>> START

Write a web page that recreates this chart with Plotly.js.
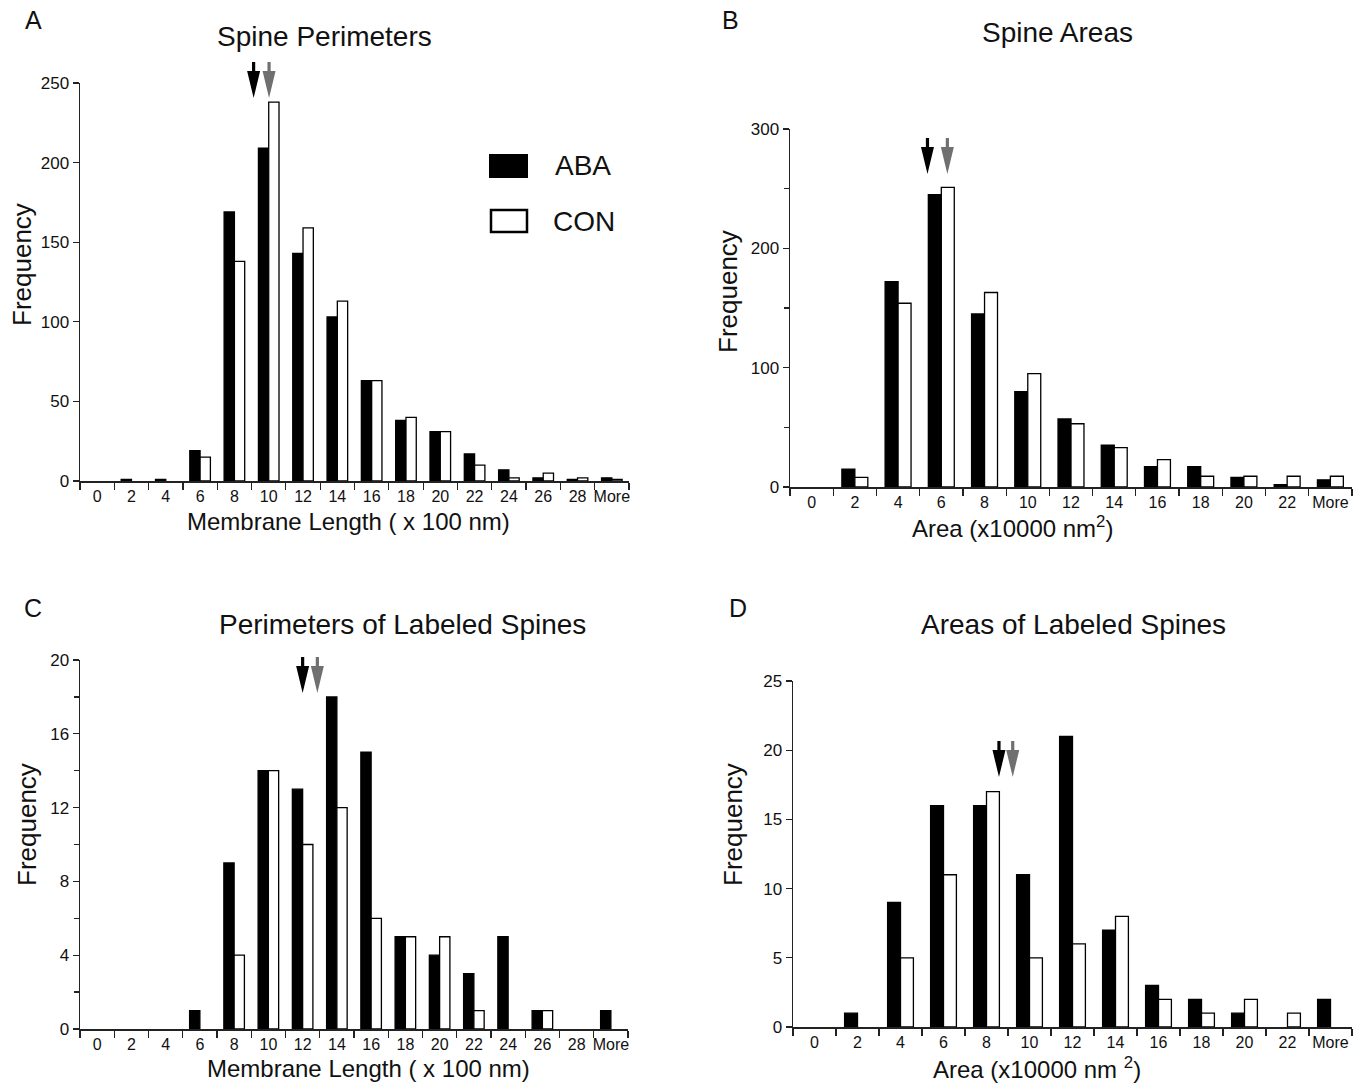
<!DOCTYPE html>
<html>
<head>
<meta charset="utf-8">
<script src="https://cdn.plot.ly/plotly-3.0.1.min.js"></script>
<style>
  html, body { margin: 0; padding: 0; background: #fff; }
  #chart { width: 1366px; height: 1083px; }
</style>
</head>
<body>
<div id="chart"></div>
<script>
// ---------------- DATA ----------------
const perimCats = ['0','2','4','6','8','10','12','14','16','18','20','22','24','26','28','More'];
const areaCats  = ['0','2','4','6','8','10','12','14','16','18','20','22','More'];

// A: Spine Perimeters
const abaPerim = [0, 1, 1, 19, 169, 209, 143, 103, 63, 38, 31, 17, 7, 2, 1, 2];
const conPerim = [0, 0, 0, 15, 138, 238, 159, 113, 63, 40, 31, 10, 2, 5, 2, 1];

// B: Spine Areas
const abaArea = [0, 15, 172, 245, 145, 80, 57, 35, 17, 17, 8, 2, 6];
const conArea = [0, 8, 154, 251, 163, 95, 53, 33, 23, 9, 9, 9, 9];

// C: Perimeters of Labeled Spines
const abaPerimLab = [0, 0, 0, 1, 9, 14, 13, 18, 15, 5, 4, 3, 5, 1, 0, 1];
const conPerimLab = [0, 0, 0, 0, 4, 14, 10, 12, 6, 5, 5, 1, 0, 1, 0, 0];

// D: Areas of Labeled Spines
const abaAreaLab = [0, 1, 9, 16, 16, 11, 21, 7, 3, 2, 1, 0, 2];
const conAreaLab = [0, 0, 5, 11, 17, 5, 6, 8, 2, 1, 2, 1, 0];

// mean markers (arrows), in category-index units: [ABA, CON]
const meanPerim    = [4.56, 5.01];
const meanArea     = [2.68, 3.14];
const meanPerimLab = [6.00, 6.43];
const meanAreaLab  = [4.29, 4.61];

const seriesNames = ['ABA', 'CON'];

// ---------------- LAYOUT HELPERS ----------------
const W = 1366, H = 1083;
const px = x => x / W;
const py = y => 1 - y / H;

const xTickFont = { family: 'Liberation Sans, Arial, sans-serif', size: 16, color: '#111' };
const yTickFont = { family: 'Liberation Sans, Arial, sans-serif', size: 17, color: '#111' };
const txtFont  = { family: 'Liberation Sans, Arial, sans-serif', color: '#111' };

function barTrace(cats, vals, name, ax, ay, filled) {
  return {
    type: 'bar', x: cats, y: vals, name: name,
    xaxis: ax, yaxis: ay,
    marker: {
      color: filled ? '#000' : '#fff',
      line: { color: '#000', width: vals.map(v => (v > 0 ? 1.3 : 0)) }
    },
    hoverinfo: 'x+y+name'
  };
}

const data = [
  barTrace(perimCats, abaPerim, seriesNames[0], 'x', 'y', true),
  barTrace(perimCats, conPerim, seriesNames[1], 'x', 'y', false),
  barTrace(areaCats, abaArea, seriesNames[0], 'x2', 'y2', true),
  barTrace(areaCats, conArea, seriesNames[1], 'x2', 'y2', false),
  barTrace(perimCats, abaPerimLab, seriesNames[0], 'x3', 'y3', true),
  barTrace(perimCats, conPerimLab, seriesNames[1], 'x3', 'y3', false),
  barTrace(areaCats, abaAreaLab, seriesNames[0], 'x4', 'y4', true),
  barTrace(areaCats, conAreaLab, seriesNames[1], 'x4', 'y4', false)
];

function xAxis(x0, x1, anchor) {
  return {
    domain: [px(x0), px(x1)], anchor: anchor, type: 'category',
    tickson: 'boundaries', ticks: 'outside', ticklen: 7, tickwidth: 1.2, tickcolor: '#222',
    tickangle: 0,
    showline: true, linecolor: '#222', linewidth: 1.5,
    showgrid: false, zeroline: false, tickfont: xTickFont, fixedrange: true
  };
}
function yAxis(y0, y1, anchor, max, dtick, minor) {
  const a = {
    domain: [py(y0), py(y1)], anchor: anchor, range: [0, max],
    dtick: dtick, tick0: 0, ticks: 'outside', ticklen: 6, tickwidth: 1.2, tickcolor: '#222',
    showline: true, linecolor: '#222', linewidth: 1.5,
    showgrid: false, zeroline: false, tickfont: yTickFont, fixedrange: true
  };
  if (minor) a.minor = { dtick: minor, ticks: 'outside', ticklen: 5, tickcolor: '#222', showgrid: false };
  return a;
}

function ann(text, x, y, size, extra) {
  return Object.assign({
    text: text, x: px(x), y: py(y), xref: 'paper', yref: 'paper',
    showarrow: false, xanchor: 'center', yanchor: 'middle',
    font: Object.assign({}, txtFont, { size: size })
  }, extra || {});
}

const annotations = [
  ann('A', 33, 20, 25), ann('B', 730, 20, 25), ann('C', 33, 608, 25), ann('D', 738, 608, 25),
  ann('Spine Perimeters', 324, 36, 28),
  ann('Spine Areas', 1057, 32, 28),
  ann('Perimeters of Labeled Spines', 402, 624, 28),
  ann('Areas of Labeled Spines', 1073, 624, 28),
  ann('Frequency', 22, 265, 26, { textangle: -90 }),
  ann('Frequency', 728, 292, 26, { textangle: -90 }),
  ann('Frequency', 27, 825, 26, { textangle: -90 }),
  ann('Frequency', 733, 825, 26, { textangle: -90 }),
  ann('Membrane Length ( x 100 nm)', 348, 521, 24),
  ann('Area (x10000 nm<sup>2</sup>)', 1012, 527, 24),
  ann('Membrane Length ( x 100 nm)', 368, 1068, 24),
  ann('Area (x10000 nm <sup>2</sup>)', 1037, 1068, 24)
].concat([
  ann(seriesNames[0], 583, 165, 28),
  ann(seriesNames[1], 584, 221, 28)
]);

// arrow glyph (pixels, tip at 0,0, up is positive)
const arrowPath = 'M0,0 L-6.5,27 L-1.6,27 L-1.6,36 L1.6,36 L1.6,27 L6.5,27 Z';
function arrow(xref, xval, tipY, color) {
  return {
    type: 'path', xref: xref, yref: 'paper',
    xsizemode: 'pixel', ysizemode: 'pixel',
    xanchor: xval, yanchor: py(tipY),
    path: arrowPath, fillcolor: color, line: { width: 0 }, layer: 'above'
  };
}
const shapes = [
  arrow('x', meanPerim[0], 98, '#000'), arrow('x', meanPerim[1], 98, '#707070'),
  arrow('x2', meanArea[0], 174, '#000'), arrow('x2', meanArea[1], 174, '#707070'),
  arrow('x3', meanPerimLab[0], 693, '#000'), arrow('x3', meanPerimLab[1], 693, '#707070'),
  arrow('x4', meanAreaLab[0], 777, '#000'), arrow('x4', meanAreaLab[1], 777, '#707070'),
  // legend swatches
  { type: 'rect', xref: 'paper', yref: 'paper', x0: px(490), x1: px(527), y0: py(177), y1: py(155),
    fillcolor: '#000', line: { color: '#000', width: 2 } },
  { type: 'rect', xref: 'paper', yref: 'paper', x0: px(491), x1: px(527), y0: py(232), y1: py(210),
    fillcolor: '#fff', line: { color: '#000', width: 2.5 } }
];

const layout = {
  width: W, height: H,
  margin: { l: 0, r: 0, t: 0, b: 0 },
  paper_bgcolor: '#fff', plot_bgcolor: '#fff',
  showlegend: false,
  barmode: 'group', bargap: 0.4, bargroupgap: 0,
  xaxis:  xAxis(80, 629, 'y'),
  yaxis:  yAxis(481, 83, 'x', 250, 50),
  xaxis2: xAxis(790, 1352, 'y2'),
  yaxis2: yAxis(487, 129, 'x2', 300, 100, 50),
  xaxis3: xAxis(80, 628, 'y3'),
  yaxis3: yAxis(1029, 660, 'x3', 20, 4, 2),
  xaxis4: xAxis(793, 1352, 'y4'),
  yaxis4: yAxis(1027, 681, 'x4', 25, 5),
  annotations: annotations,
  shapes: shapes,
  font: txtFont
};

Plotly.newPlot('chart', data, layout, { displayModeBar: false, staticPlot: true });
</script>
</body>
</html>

>> END

#### WRITTEN INSTRUCTION
Pull out every line in the material above where "chart" occurs.

#### SOLUTION TO THE PROBLEM
Write a web page that recreates this chart with Plotly.js.
  #chart { width: 1366px; height: 1083px; }
<div id="chart"></div>
Plotly.newPlot('chart', data, layout, { displayModeBar: false, staticPlot: true });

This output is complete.